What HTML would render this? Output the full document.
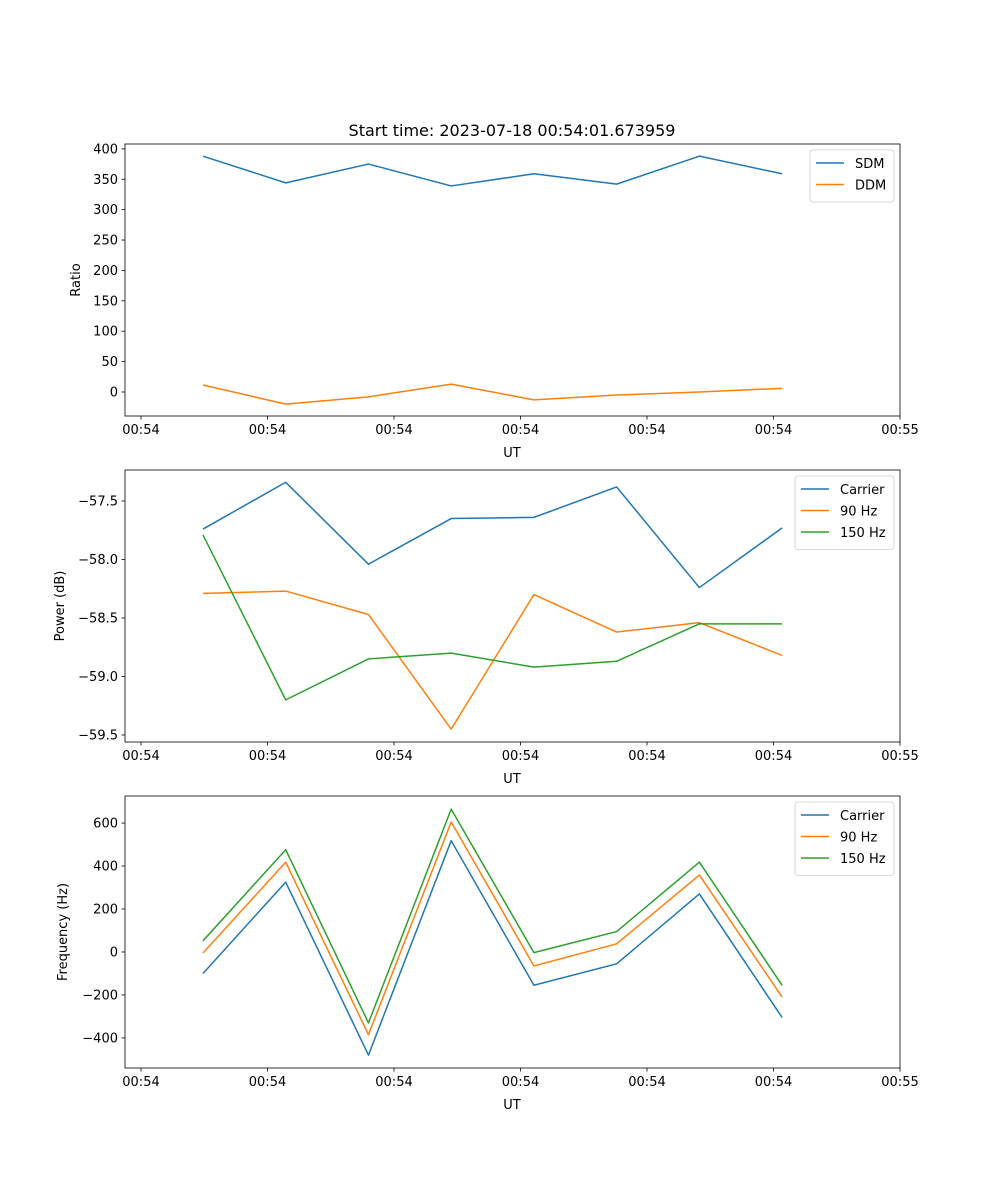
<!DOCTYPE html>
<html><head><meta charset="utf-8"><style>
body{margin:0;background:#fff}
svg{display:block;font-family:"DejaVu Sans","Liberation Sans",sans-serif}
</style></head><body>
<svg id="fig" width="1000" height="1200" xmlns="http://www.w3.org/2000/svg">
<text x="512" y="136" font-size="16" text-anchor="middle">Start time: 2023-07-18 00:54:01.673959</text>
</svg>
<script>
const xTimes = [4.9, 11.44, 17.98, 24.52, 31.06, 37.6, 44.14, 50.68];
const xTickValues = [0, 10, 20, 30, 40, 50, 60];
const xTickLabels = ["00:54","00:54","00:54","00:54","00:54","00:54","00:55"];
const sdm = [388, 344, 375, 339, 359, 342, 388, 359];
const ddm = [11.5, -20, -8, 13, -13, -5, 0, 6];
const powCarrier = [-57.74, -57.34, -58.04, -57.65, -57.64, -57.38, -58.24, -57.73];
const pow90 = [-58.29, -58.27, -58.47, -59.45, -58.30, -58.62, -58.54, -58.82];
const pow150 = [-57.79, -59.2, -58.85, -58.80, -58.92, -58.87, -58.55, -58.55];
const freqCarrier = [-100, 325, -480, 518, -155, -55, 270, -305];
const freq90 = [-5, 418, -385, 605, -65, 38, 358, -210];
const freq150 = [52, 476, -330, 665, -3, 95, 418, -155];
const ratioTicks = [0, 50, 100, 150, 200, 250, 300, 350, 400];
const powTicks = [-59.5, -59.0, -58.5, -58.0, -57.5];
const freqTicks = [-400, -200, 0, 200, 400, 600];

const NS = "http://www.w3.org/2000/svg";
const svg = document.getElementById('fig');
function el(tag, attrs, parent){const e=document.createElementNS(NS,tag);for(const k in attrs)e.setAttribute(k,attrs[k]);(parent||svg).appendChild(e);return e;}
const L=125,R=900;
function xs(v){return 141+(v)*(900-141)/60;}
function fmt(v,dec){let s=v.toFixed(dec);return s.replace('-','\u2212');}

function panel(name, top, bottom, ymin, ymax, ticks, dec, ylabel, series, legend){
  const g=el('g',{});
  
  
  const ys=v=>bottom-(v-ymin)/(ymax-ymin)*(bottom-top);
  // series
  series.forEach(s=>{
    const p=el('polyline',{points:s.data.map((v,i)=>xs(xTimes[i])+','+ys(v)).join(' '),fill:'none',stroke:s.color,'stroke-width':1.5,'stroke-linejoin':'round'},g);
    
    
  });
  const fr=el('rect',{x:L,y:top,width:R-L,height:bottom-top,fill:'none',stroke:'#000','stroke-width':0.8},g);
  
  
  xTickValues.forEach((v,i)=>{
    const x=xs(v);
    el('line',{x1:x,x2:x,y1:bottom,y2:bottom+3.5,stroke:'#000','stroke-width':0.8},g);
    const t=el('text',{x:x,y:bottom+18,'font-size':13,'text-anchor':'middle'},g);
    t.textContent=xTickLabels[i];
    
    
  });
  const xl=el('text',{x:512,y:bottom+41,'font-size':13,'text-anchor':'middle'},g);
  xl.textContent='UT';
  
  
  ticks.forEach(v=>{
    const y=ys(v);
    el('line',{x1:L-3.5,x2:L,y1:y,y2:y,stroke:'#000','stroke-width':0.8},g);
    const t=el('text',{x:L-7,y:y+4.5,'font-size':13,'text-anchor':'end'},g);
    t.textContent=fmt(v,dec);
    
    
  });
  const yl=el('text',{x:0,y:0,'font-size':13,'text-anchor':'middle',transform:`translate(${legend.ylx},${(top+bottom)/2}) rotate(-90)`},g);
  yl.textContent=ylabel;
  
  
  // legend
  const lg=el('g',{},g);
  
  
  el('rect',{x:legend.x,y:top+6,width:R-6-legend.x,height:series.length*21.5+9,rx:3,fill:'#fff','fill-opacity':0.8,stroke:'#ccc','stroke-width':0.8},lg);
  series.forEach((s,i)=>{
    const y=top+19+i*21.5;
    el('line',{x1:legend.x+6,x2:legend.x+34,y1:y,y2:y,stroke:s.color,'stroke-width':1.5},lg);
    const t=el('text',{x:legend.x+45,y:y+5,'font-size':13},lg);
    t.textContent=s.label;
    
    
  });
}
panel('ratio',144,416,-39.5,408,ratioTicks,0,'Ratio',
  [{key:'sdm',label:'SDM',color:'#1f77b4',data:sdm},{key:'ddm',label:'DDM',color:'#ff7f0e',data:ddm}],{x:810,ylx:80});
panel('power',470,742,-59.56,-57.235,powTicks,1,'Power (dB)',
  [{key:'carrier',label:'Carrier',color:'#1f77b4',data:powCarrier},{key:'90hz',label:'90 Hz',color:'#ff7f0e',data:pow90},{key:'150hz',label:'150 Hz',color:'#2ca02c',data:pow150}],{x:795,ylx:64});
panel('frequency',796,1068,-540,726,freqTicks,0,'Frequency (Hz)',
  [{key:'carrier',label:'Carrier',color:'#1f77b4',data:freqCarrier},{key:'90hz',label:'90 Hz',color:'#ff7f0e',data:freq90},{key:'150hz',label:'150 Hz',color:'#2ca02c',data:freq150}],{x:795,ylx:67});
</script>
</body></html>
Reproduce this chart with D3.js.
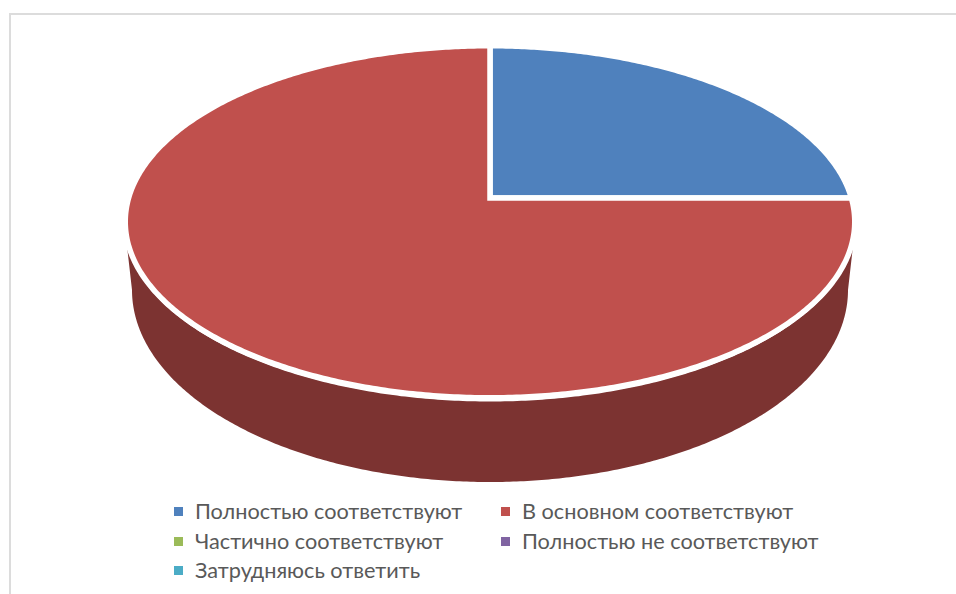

──────

Repeat every record precisely. Any picture among them stays out of the copy.

What HTML would render this? Output the full document.
<!DOCTYPE html>
<html><head><meta charset="utf-8"><style>
body{margin:0;background:#fff}
svg{display:block;font-family:"DejaVu Sans","Liberation Sans",sans-serif}
</style></head><body>
<svg id="fig" width="1000" height="1200" xmlns="http://www.w3.org/2000/svg">
<text x="512" y="136" font-size="16" text-anchor="middle">Start time: 2023-07-18 00:54:01.673959</text>
</svg>
<script>
const xTimes = [4.9, 11.44, 17.98, 24.52, 31.06, 37.6, 44.14, 50.68];
const xTickValues = [0, 10, 20, 30, 40, 50, 60];
const xTickLabels = ["00:54","00:54","00:54","00:54","00:54","00:54","00:55"];
const sdm = [388, 344, 375, 339, 359, 342, 388, 359];
const ddm = [11.5, -20, -8, 13, -13, -5, 0, 6];
const powCarrier = [-57.74, -57.34, -58.04, -57.65, -57.64, -57.38, -58.24, -57.73];
const pow90 = [-58.29, -58.27, -58.47, -59.45, -58.30, -58.62, -58.54, -58.82];
const pow150 = [-57.79, -59.2, -58.85, -58.80, -58.92, -58.87, -58.55, -58.55];
const freqCarrier = [-100, 325, -480, 518, -155, -55, 270, -305];
const freq90 = [-5, 418, -385, 605, -65, 38, 358, -210];
const freq150 = [52, 476, -330, 665, -3, 95, 418, -155];
const ratioTicks = [0, 50, 100, 150, 200, 250, 300, 350, 400];
const powTicks = [-59.5, -59.0, -58.5, -58.0, -57.5];
const freqTicks = [-400, -200, 0, 200, 400, 600];

const NS = "http://www.w3.org/2000/svg";
const svg = document.getElementById('fig');
function el(tag, attrs, parent){const e=document.createElementNS(NS,tag);for(const k in attrs)e.setAttribute(k,attrs[k]);(parent||svg).appendChild(e);return e;}
const L=125,R=900;
function xs(v){return 141+(v)*(900-141)/60;}
function fmt(v,dec){let s=v.toFixed(dec);return s.replace('-','\u2212');}

function panel(name, top, bottom, ymin, ymax, ticks, dec, ylabel, series, legend){
  const g=el('g',{});
  
  
  const ys=v=>bottom-(v-ymin)/(ymax-ymin)*(bottom-top);
  // series
  series.forEach(s=>{
    const p=el('polyline',{points:s.data.map((v,i)=>xs(xTimes[i])+','+ys(v)).join(' '),fill:'none',stroke:s.color,'stroke-width':1.5,'stroke-linejoin':'round'},g);
    
    
  });
  const fr=el('rect',{x:L,y:top,width:R-L,height:bottom-top,fill:'none',stroke:'#000','stroke-width':0.8},g);
  
  
  xTickValues.forEach((v,i)=>{
    const x=xs(v);
    el('line',{x1:x,x2:x,y1:bottom,y2:bottom+3.5,stroke:'#000','stroke-width':0.8},g);
    const t=el('text',{x:x,y:bottom+18,'font-size':13,'text-anchor':'middle'},g);
    t.textContent=xTickLabels[i];
    
    
  });
  const xl=el('text',{x:512,y:bottom+41,'font-size':13,'text-anchor':'middle'},g);
  xl.textContent='UT';
  
  
  ticks.forEach(v=>{
    const y=ys(v);
    el('line',{x1:L-3.5,x2:L,y1:y,y2:y,stroke:'#000','stroke-width':0.8},g);
    const t=el('text',{x:L-7,y:y+4.5,'font-size':13,'text-anchor':'end'},g);
    t.textContent=fmt(v,dec);
    
    
  });
  const yl=el('text',{x:0,y:0,'font-size':13,'text-anchor':'middle',transform:`translate(${legend.ylx},${(top+bottom)/2}) rotate(-90)`},g);
  yl.textContent=ylabel;
  
  
  // legend
  const lg=el('g',{},g);
  
  
  el('rect',{x:legend.x,y:top+6,width:R-6-legend.x,height:series.length*21.5+9,rx:3,fill:'#fff','fill-opacity':0.8,stroke:'#ccc','stroke-width':0.8},lg);
  series.forEach((s,i)=>{
    const y=top+19+i*21.5;
    el('line',{x1:legend.x+6,x2:legend.x+34,y1:y,y2:y,stroke:s.color,'stroke-width':1.5},lg);
    const t=el('text',{x:legend.x+45,y:y+5,'font-size':13},lg);
    t.textContent=s.label;
    
    
  });
}
panel('ratio',144,416,-39.5,408,ratioTicks,0,'Ratio',
  [{key:'sdm',label:'SDM',color:'#1f77b4',data:sdm},{key:'ddm',label:'DDM',color:'#ff7f0e',data:ddm}],{x:810,ylx:80});
panel('power',470,742,-59.56,-57.235,powTicks,1,'Power (dB)',
  [{key:'carrier',label:'Carrier',color:'#1f77b4',data:powCarrier},{key:'90hz',label:'90 Hz',color:'#ff7f0e',data:pow90},{key:'150hz',label:'150 Hz',color:'#2ca02c',data:pow150}],{x:795,ylx:64});
panel('frequency',796,1068,-540,726,freqTicks,0,'Frequency (Hz)',
  [{key:'carrier',label:'Carrier',color:'#1f77b4',data:freqCarrier},{key:'90hz',label:'90 Hz',color:'#ff7f0e',data:freq90},{key:'150hz',label:'150 Hz',color:'#2ca02c',data:freq150}],{x:795,ylx:67});
</script>
</body></html>
Reproduce this chart with D3.js.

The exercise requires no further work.